In step 310, in parallel with creating the shine mask in step 302, the original image 18 is downsized. In step 312, a preliminary restore mask is created using the downsized image from step 310 and the deep red mask from step 308. In step 314, a restore mask is calculated from the preliminary restore mask and the skin only mask calculated in step 306 using inversion, mixing, and blurring.

In step 316, a preliminary powder mask and preliminary reflection mask are calculated from the downsized original image of step 310. These masks are calculated using inversion, mixing, and blurring. In step 318, the preliminary powder and reflection masks are used in conjunction with the ‘restore mask’ calculated in step 314 to create the ‘powder mask’ and ‘reflection mask’.

In step 320, the reflection mask calculated in step 318 is upsized. In step 322, the masks are applied. Specifically, the upsized reflection mask is used in conjunction with the original ‘no-shine’ image to create an RGB image in which the ‘red’ contains the final output. In addition, the green and blue channels are used in conjunction with the ‘powder mask’ image to create the final ‘green’ and ‘blue’ channels without shine. These combined channels constitute the corrected image 20. In step 324, the corrected image 20 is output to any suitable display, device, storage or network as stipulated by the user.

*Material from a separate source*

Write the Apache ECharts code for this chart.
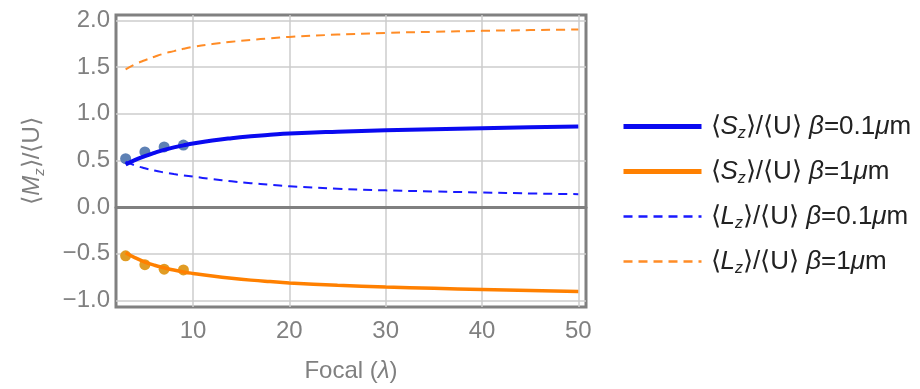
<!DOCTYPE html>
<html>
<head>
<meta charset="utf-8">
<script src="https://cdn.jsdelivr.net/npm/echarts@6/dist/echarts.min.js"></script>
<style>
  html, body { margin: 0; padding: 0; background: #fff; }
  #chart { width: 920px; height: 389px; }
</style>
</head>
<body>
<div id="chart"></div>
<script>
// focal length (in wavelengths)
const focal = [3, 4, 5, 6, 7, 8, 9, 10, 12, 14, 16, 18, 20, 25, 30, 35, 40, 45, 50]
// <Sz>/<U> and <Lz>/<U> curves
const sz01 = [0.455, 0.505, 0.545, 0.58, 0.612, 0.638, 0.66, 0.68, 0.712, 0.737, 0.757, 0.773, 0.787, 0.807, 0.822, 0.834, 0.844, 0.853, 0.861]
const sz1 = [-0.49, -0.545, -0.59, -0.625, -0.652, -0.676, -0.696, -0.712, -0.74, -0.764, -0.784, -0.8, -0.814, -0.838, -0.857, -0.872, -0.885, -0.896, -0.905]
const lz01 = [0.485, 0.445, 0.415, 0.39, 0.37, 0.352, 0.337, 0.325, 0.298, 0.275, 0.255, 0.238, 0.222, 0.196, 0.178, 0.166, 0.155, 0.145, 0.137]
const lz1 = [1.475, 1.53, 1.572, 1.61, 1.644, 1.67, 1.695, 1.715, 1.745, 1.77, 1.79, 1.807, 1.822, 1.847, 1.865, 1.877, 1.887, 1.895, 1.902]
// simulated points
const dotFocal = [3, 5, 7, 9]
const dots01 = [0.517, 0.59, 0.643, 0.663]
const dots1 = [-0.524, -0.618, -0.667, -0.675]

const legendText = {
  sz01: '⟨{i|S}{sub|z}⟩/⟨U⟩ {i|β}=0.1{i|μ}m',
  sz1: '⟨{i|S}{sub|z}⟩/⟨U⟩ {i|β}=1{i|μ}m',
  lz01: '⟨{i|L}{sub|z}⟩/⟨U⟩ {i|β}=0.1{i|μ}m',
  lz1: '⟨{i|L}{sub|z}⟩/⟨U⟩ {i|β}=1{i|μ}m'
}

function pairs(xs, ys) {
  return xs.map((x, i) => [x, ys[i]])
}

const font = 'Liberation Sans, Arial, sans-serif'
const gray = '#808080'
const gridColor = '#cccccc'

const myChart = echarts.init(document.getElementById('chart'))
const option = {
  animation: false,
  grid: {
    left: 116,
    top: 15,
    width: 470,
    height: 292,
    show: true,
    borderColor: gray,
    borderWidth: 3
  },
  legend: {
    left: 621,
    top: 111,
    padding: 0,
    orient: 'vertical',
    itemWidth: 78,
    itemHeight: 16,
    itemGap: 14,
    data: [
      { name: 'sz01', itemStyle: { opacity: 0 }, lineStyle: { width: 5 } },
      { name: 'sz1', itemStyle: { opacity: 0 }, lineStyle: { width: 5 } },
      { name: 'lz01', itemStyle: { opacity: 0 }, lineStyle: { width: 2.5 } },
      { name: 'lz1', itemStyle: { opacity: 0 }, lineStyle: { width: 2.5 } }
    ],
    formatter: function (name) {
      return legendText[name]
    },
    textStyle: {
      fontFamily: font,
      fontSize: 26,
      color: '#222',
      lineHeight: 31,
      padding: [0, 0, 0, 4],
      rich: {
        i: { fontFamily: font, fontSize: 26, fontStyle: 'italic', color: '#222', lineHeight: 31 },
        sub: { fontFamily: font, fontSize: 16, fontStyle: 'italic', color: '#222', lineHeight: 16, verticalAlign: 'bottom' }
      }
    }
  },
  xAxis: [
    {
      type: 'value',
      min: 2,
      max: 50.8,
      splitNumber: 5,
      axisLine: { show: false, onZero: false },
      axisTick: { show: false },
      axisLabel: {
        showMinLabel: false,
        showMaxLabel: false,
        fontFamily: font,
        fontSize: 24,
        color: gray,
        margin: 12
      },
      splitLine: { show: true, showMinLine: false, showMaxLine: false, lineStyle: { color: gridColor, width: 1.5 } },
      name: 'Focal ({i|λ})',
      nameLocation: 'middle',
      nameGap: 52,
      nameTextStyle: {
        fontFamily: font,
        fontSize: 24,
        color: gray,
        rich: {
          i: { fontFamily: font, fontSize: 24, fontStyle: 'italic', color: gray }
        }
      }
    },
    {
      // zero line
      type: 'value',
      min: 2,
      max: 50.8,
      axisLine: { show: true, onZero: true, lineStyle: { color: gray, width: 3 } },
      axisTick: { show: false },
      axisLabel: { show: false },
      splitLine: { show: false }
    }
  ],
  yAxis: {
    type: 'value',
    min: -1.072,
    max: 2.057,
    splitNumber: 6,
    axisLine: { show: false },
    axisTick: { show: false },
    axisLabel: {
      showMinLabel: false,
      showMaxLabel: false,
      fontFamily: font,
      fontSize: 24,
      color: gray,
      margin: 6,
      formatter: function (v) {
        const s = Math.abs(v).toFixed(1)
        return v < -1e-9 ? '\u2212' + s : s
      }
    },
    splitLine: { show: true, showMinLine: false, showMaxLine: false, lineStyle: { color: gridColor, width: 1.5 } },
    name: '⟨{i|M}{sub|z}⟩/⟨U⟩',
    nameLocation: 'middle',
    nameGap: 69,
    nameRotate: 90,
    nameTextStyle: {
      fontFamily: font,
      fontSize: 24,
      color: gray,
      lineHeight: 30,
      rich: {
        i: { fontFamily: font, fontSize: 24, fontStyle: 'italic', color: gray, lineHeight: 30 },
        sub: { fontFamily: font, fontSize: 15, fontStyle: 'italic', color: gray, lineHeight: 15, verticalAlign: 'bottom' }
      }
    }
  },
  series: [
    {
      name: 'lz1',
      type: 'line',
      smooth: true,
      symbol: 'none',
      data: pairs(focal, lz1),
      color: '#ff8c26',
      lineStyle: { color: '#ff8c26', width: 2, type: [9, 6] }
    },
    {
      name: 'lz01',
      type: 'line',
      smooth: true,
      symbol: 'none',
      data: pairs(focal, lz01),
      color: '#1a1aff',
      lineStyle: { color: '#1a1aff', width: 2, type: [9, 6] }
    },
    {
      name: 'sz1',
      type: 'line',
      smooth: true,
      symbol: 'none',
      data: pairs(focal, sz1),
      color: '#ff8000',
      lineStyle: { color: '#ff8000', width: 3.5 }
    },
    {
      name: 'sz01',
      type: 'line',
      smooth: true,
      symbol: 'none',
      data: pairs(focal, sz01),
      color: '#0a0af0',
      lineStyle: { color: '#0a0af0', width: 4 }
    },
    {
      name: 'dots01',
      type: 'scatter',
      symbolSize: 11,
      data: pairs(dotFocal, dots01),
      itemStyle: { color: '#5e81b5', opacity: 1 }
    },
    {
      name: 'dots1',
      type: 'scatter',
      symbolSize: 11,
      data: pairs(dotFocal, dots1),
      itemStyle: { color: '#e19c24', opacity: 1 }
    }
  ]
}
myChart.setOption(option)
window.addEventListener('resize', function () {
  myChart.resize()
})
</script>
</body>
</html>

Throughout the description and claims of this specification the word “comprise” and variation of that word, such as “comprises” and “comprising”, are not intended to exclude other additives, components, integers or steps. While the invention has been particularly shown and described in the foregoing detailed description, it will be understood by those skilled in the art that various other changes in form and detail may be made without departing from the spirit and scope of the invention as set forth in the appended claims.